Problem to solve. Reproduce the full listing below unchanged, apart from the pictures.

___

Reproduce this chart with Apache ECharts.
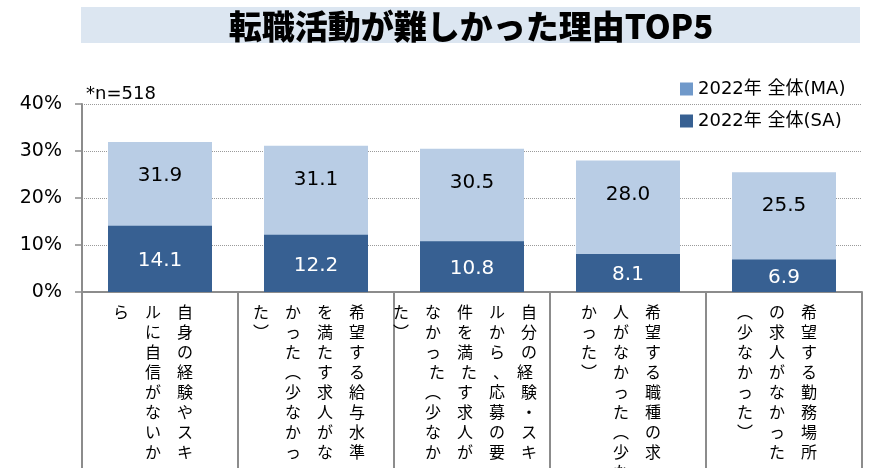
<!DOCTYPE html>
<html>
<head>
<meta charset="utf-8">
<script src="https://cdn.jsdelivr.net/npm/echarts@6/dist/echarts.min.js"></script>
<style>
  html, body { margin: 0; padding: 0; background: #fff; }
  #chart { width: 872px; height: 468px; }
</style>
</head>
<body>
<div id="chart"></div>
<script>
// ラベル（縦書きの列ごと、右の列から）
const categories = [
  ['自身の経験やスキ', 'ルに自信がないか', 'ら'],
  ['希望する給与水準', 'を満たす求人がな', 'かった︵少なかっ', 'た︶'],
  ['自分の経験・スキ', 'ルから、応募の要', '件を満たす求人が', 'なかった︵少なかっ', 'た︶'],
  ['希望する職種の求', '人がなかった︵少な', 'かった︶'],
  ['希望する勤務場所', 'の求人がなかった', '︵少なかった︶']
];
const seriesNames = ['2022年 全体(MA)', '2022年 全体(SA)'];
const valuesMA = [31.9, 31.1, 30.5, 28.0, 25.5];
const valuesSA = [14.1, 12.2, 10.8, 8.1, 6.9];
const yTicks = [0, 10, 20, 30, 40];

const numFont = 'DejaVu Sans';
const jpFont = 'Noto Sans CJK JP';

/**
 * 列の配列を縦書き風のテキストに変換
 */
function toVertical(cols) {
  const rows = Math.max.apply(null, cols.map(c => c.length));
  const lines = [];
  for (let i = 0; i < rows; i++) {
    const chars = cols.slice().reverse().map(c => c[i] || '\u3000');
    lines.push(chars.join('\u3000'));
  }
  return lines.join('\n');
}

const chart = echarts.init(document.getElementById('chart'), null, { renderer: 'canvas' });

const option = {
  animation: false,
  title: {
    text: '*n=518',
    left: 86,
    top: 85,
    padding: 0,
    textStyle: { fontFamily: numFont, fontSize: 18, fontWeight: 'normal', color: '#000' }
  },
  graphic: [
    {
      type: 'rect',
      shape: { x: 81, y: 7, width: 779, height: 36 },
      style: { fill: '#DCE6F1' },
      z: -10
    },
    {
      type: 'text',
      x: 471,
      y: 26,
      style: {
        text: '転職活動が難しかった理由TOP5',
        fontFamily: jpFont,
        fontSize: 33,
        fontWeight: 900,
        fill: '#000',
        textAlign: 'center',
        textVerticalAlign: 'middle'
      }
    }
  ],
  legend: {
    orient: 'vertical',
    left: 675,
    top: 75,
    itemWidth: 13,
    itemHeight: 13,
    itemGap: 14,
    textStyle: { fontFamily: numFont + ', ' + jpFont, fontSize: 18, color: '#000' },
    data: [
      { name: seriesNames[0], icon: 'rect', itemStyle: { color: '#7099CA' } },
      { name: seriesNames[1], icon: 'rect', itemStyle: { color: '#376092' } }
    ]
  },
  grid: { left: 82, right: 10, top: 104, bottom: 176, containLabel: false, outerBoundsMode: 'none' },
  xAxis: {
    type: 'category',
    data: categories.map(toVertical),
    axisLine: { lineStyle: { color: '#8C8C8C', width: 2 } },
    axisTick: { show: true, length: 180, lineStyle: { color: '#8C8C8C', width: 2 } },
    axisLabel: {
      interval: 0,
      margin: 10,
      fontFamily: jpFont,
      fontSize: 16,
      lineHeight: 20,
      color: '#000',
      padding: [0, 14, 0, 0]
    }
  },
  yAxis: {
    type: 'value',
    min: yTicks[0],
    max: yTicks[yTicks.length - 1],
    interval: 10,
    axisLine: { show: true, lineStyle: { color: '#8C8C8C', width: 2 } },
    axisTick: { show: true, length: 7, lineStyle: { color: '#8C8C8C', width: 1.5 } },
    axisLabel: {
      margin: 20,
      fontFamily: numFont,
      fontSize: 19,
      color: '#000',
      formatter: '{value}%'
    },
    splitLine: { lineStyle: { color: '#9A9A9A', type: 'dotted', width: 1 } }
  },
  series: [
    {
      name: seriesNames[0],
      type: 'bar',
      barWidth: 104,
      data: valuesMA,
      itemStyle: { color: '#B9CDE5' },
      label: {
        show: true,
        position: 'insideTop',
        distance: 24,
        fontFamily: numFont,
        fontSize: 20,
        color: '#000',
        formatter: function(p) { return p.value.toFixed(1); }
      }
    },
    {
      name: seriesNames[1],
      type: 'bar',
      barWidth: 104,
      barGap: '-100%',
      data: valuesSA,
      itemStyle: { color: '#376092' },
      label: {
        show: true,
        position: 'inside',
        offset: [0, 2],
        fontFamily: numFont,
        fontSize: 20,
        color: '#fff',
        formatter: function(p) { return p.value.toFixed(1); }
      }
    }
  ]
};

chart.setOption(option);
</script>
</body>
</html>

___

Result below.
Reproduce this chart with Apache ECharts.
<!DOCTYPE html>
<html>
<head>
<meta charset="utf-8">
<script src="https://cdn.jsdelivr.net/npm/echarts@6/dist/echarts.min.js"></script>
<style>
  html, body { margin: 0; padding: 0; background: #fff; }
  #chart { width: 872px; height: 468px; }
</style>
</head>
<body>
<div id="chart"></div>
<script>
// ラベル（縦書きの列ごと、右の列から）
const categories = [
  ['自身の経験やスキ', 'ルに自信がないか', 'ら'],
  ['希望する給与水準', 'を満たす求人がな', 'かった︵少なかっ', 'た︶'],
  ['自分の経験・スキ', 'ルから、応募の要', '件を満たす求人が', 'なかった︵少なかっ', 'た︶'],
  ['希望する職種の求', '人がなかった︵少な', 'かった︶'],
  ['希望する勤務場所', 'の求人がなかった', '︵少なかった︶']
];
const seriesNames = ['2022年 全体(MA)', '2022年 全体(SA)'];
const valuesMA = [31.9, 31.1, 30.5, 28.0, 25.5];
const valuesSA = [14.1, 12.2, 10.8, 8.1, 6.9];
const yTicks = [0, 10, 20, 30, 40];

const numFont = 'DejaVu Sans';
const jpFont = 'Noto Sans CJK JP';

/**
 * 列の配列を縦書き風のテキストに変換
 */
function toVertical(cols) {
  const rows = Math.max.apply(null, cols.map(c => c.length));
  const lines = [];
  for (let i = 0; i < rows; i++) {
    const chars = cols.slice().reverse().map(c => c[i] || '\u3000');
    lines.push(chars.join('\u3000'));
  }
  return lines.join('\n');
}

const chart = echarts.init(document.getElementById('chart'), null, { renderer: 'canvas' });

const option = {
  animation: false,
  title: {
    text: '*n=518',
    left: 86,
    top: 85,
    padding: 0,
    textStyle: { fontFamily: numFont, fontSize: 18, fontWeight: 'normal', color: '#000' }
  },
  graphic: [
    {
      type: 'rect',
      shape: { x: 81, y: 7, width: 779, height: 36 },
      style: { fill: '#DCE6F1' },
      z: -10
    },
    {
      type: 'text',
      x: 471,
      y: 26,
      style: {
        text: '転職活動が難しかった理由TOP5',
        fontFamily: jpFont,
        fontSize: 33,
        fontWeight: 900,
        fill: '#000',
        textAlign: 'center',
        textVerticalAlign: 'middle'
      }
    }
  ],
  legend: {
    orient: 'vertical',
    left: 675,
    top: 75,
    itemWidth: 13,
    itemHeight: 13,
    itemGap: 14,
    textStyle: { fontFamily: numFont + ', ' + jpFont, fontSize: 18, color: '#000' },
    data: [
      { name: seriesNames[0], icon: 'rect', itemStyle: { color: '#7099CA' } },
      { name: seriesNames[1], icon: 'rect', itemStyle: { color: '#376092' } }
    ]
  },
  grid: { left: 82, right: 10, top: 104, bottom: 176, containLabel: false, outerBoundsMode: 'none' },
  xAxis: {
    type: 'category',
    data: categories.map(toVertical),
    axisLine: { lineStyle: { color: '#8C8C8C', width: 2 } },
    axisTick: { show: true, length: 180, lineStyle: { color: '#8C8C8C', width: 2 } },
    axisLabel: {
      interval: 0,
      margin: 10,
      fontFamily: jpFont,
      fontSize: 16,
      lineHeight: 20,
      color: '#000',
      padding: [0, 14, 0, 0]
    }
  },
  yAxis: {
    type: 'value',
    min: yTicks[0],
    max: yTicks[yTicks.length - 1],
    interval: 10,
    axisLine: { show: true, lineStyle: { color: '#8C8C8C', width: 2 } },
    axisTick: { show: true, length: 7, lineStyle: { color: '#8C8C8C', width: 1.5 } },
    axisLabel: {
      margin: 20,
      fontFamily: numFont,
      fontSize: 19,
      color: '#000',
      formatter: '{value}%'
    },
    splitLine: { lineStyle: { color: '#9A9A9A', type: 'dotted', width: 1 } }
  },
  series: [
    {
      name: seriesNames[0],
      type: 'bar',
      barWidth: 104,
      data: valuesMA,
      itemStyle: { color: '#B9CDE5' },
      label: {
        show: true,
        position: 'insideTop',
        distance: 24,
        fontFamily: numFont,
        fontSize: 20,
        color: '#000',
        formatter: function(p) { return p.value.toFixed(1); }
      }
    },
    {
      name: seriesNames[1],
      type: 'bar',
      barWidth: 104,
      barGap: '-100%',
      data: valuesSA,
      itemStyle: { color: '#376092' },
      label: {
        show: true,
        position: 'inside',
        offset: [0, 2],
        fontFamily: numFont,
        fontSize: 20,
        color: '#fff',
        formatter: function(p) { return p.value.toFixed(1); }
      }
    }
  ]
};

chart.setOption(option);
</script>
</body>
</html>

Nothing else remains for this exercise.